The Planning Advisory Board voted unanimously to adopt with acceptance of a proffered declaration of restrictions for CDMP application CDMP20250012, which would redesignate about 31 acres from low-density residential to industrial-office and limit development to no more than 700,000 square feet of warehouses and self-storage.
Senior planner Rommel Vargas described the site as largely agricultural and bordering the Homestead Air Reserve Base; the applicant proffered connections to county water and sewer, an endangered-species survey and a proportionate-share mitigation agreement to address Turnpike traffic impacts.
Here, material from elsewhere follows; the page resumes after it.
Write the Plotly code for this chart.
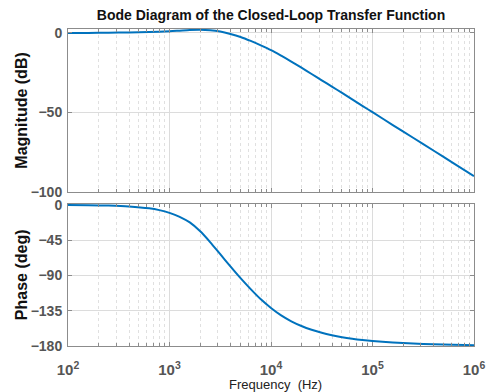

The covenant limits total warehouse square footage to 700,000 in lieu of the CDMP’s theoretical maximum for industrial intensity.
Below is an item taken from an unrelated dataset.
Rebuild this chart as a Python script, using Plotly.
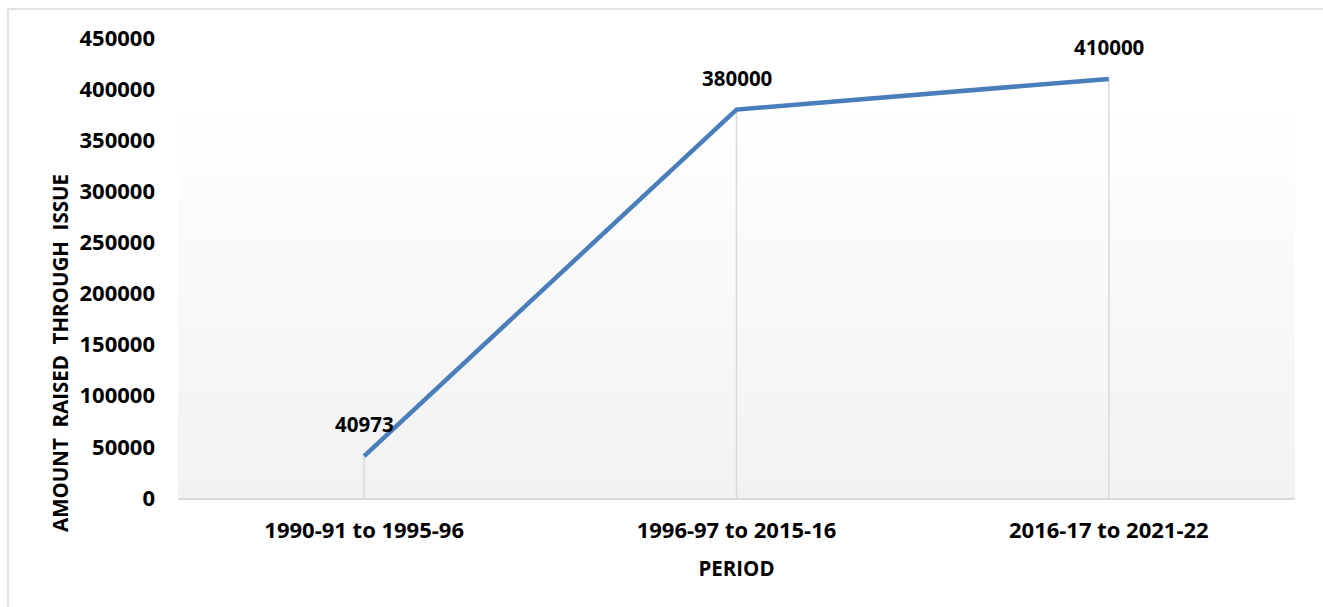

Homestead Air Reserve Base representative Larry Ventura told the board the site is subject to a 1956 restrictive-use easement that bars residential development and large gatherings; he said warehousing and self-storage conform with those restrictions and will support base operational security. Ventura said the parcel’s conversion from residential designation to industrial uses would help resolve long-standing operational security concerns along the base perimeter.
Why it matters: The action converts land that is effectively incompatible with residential development because of base easements into employment-generating industrial uses near major regional freight and highway infrastructure. Approving the covenant sends a recommendation to the Board of County Commissioners and establishes limits that will shape future zoning and site plan reviews.
What’s next: The PAB recommendation will be transmitted to the Board of County Commissioners for final consideration; subsequent site plan and zoning steps will specify building configurations, operational controls and any additional mitigation commitments.